[What this task involves]
Omit pictures and quote the listing below line by line, from its start through the line that holds "const py = v => (H - B - v) / ph;".

[Task inputs]

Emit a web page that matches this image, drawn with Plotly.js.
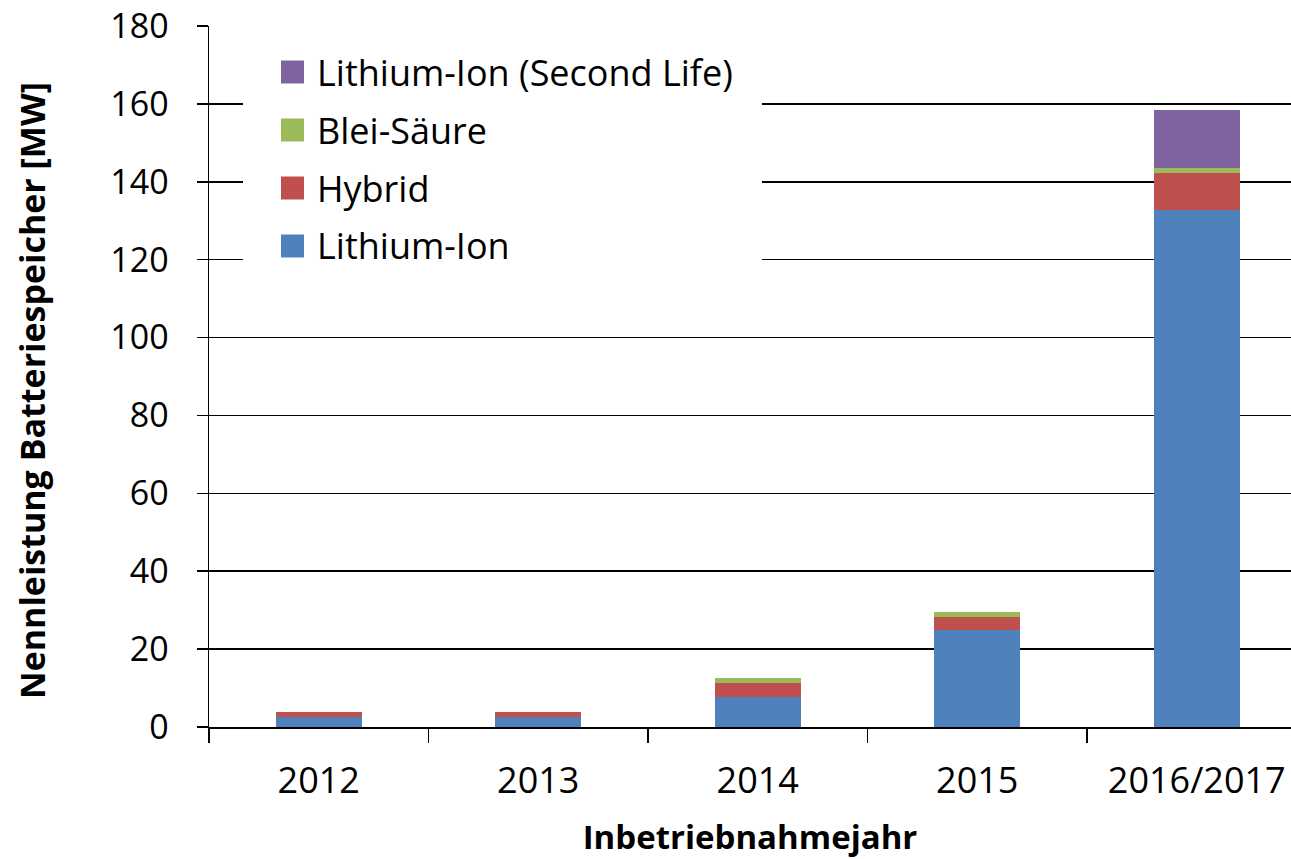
<!DOCTYPE html>
<html>
<head>
<meta charset="utf-8">
<script src="https://cdn.plot.ly/plotly-3.0.1.min.js"></script>
<style>
  html, body { margin: 0; padding: 0; background: #fff; overflow: hidden; }
  #chart { width: 1291px; height: 859px; }
</style>
</head>
<body>
<div id="chart"></div>
<script>
const categories = ["2012", "2013", "2014", "2015", "2016/2017"];
const lithiumIon = [2.6, 2.6, 7.8, 24.9, 132.8];
const hybrid = [1.3, 1.3, 3.4, 3.3, 9.4];
const bleiSaeure = [0, 0, 1.3, 1.4, 1.3];
const secondLife = [0, 0, 0, 0, 15.0];
const seriesNames = ["Lithium-Ion", "Hybrid", "Blei-Säure", "Lithium-Ion (Second Life)"];
const seriesColors = ["#4F81BD", "#C0504D", "#9BBB59", "#8064A2"];
const yTicks = [0, 20, 40, 60, 80, 100, 120, 140, 160, 180];
const xTitle = "Inbetriebnahmejahr";
const yTitle = "Nennleistung Batteriespeicher [MW]";

const seriesValues = [lithiumIon, hybrid, bleiSaeure, secondLife];
const FONT = "Open Sans, sans-serif";

const traces = seriesValues.map((vals, i) => ({
  type: "bar",
  name: seriesNames[i],
  x: categories,
  y: vals,
  width: 0.39,
  marker: { color: seriesColors[i], line: { width: 0 } },
  showlegend: false
}));

// plot area geometry (px) for paper conversion
const L = 209, T = 26, B = 132, W = 1291, H = 859;
const pw = W - L, ph = H - T - B;
const px = v => (v - L) / pw;
const py = v => (H - B - v) / ph;

const shapes = [{
  type: "rect", xref: "paper", yref: "paper", layer: "above",
  x0: px(243), x1: px(762), y0: py(290), y1: py(36),
  fillcolor: "#ffffff", line: { width: 0 }
}];
const annotations = [];
const legendOrder = [3, 2, 1, 0];
const rowY = [72, 130, 188, 246];
legendOrder.forEach((si, r) => {
  shapes.push({
    type: "rect", xref: "paper", yref: "paper", layer: "above",
    x0: px(281), x1: px(304), y0: py(rowY[r] + 11.5), y1: py(rowY[r] - 11.5),
    fillcolor: seriesColors[si], line: { width: 0 }
  });
  annotations.push({
    xref: "paper", yref: "paper", x: px(315), y: py(rowY[r]),
    xanchor: "left", yanchor: "middle", showarrow: false,
    text: seriesNames[si], font: { family: FONT, size: 36, color: "#000" }
  });
});
annotations.push({
  xref: "paper", yref: "paper", x: px(32), y: py(391),
  xanchor: "center", yanchor: "middle", showarrow: false, textangle: -90,
  text: "<b>" + yTitle + "</b>", font: { family: FONT, size: 34, color: "#000" }
});

const layout = {
  width: W, height: H,
  margin: { l: L, r: 0, t: T, b: B, pad: 0 },
  paper_bgcolor: "#ffffff", plot_bgcolor: "#ffffff",
  barmode: "stack",
  showlegend: false,
  font: { family: FONT, color: "#000" },
  xaxis: {
    type: "category",
    range: [-0.5, -0.5 + pw / 219.5],
    tickson: "boundaries",
    ticks: "outside", ticklen: 14, tickwidth: 1.5, tickcolor: "#000",
    showline: true, linecolor: "#000", linewidth: 1.5,
    showgrid: false, zeroline: false,
    tickfont: { family: FONT, size: 36, color: "#000" },
    ticklabelstandoff: 21,
    title: { text: "<b>" + xTitle + "</b>", font: { family: FONT, size: 33, color: "#000" }, standoff: 26 },
    fixedrange: true
  },
  yaxis: {
    range: [0, 180],
    tickvals: yTicks,
    ticktext: yTicks.map(String),
    ticks: "outside", ticklen: 11, tickwidth: 1.5, tickcolor: "#000",
    showline: true, linecolor: "#000", linewidth: 1.5,
    showgrid: true, gridcolor: "#000", gridwidth: 1.5,
    zeroline: false,
    tickfont: { family: FONT, size: 34, color: "#000" },
    ticklabelstandoff: 21,
    fixedrange: true
  },
  shapes: shapes,
  annotations: annotations
};

Plotly.newPlot("chart", traces, layout, { displayModeBar: false, staticPlot: true });
</script>
</body>
</html>
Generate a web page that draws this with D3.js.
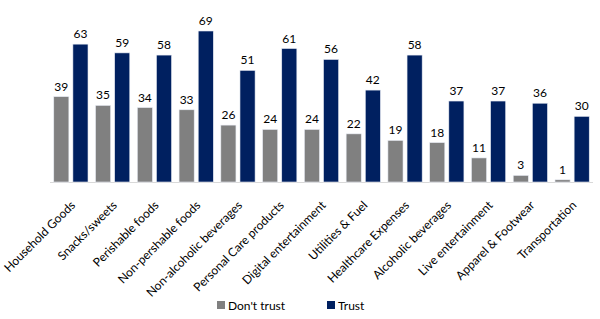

[Task response]
Emit a web page that matches this image, drawn with Plotly.js.
<!DOCTYPE html>
<html>
<head>
<meta charset="utf-8">
<script src="https://cdn.plot.ly/plotly-3.0.1.min.js"></script>
<style>
  html, body { margin: 0; padding: 0; background: #fff; overflow: hidden; }
  #chart { width: 1291px; height: 859px; }
</style>
</head>
<body>
<div id="chart"></div>
<script>
const categories = ["2012", "2013", "2014", "2015", "2016/2017"];
const lithiumIon = [2.6, 2.6, 7.8, 24.9, 132.8];
const hybrid = [1.3, 1.3, 3.4, 3.3, 9.4];
const bleiSaeure = [0, 0, 1.3, 1.4, 1.3];
const secondLife = [0, 0, 0, 0, 15.0];
const seriesNames = ["Lithium-Ion", "Hybrid", "Blei-Säure", "Lithium-Ion (Second Life)"];
const seriesColors = ["#4F81BD", "#C0504D", "#9BBB59", "#8064A2"];
const yTicks = [0, 20, 40, 60, 80, 100, 120, 140, 160, 180];
const xTitle = "Inbetriebnahmejahr";
const yTitle = "Nennleistung Batteriespeicher [MW]";

const seriesValues = [lithiumIon, hybrid, bleiSaeure, secondLife];
const FONT = "Open Sans, sans-serif";

const traces = seriesValues.map((vals, i) => ({
  type: "bar",
  name: seriesNames[i],
  x: categories,
  y: vals,
  width: 0.39,
  marker: { color: seriesColors[i], line: { width: 0 } },
  showlegend: false
}));

// plot area geometry (px) for paper conversion
const L = 209, T = 26, B = 132, W = 1291, H = 859;
const pw = W - L, ph = H - T - B;
const px = v => (v - L) / pw;
const py = v => (H - B - v) / ph;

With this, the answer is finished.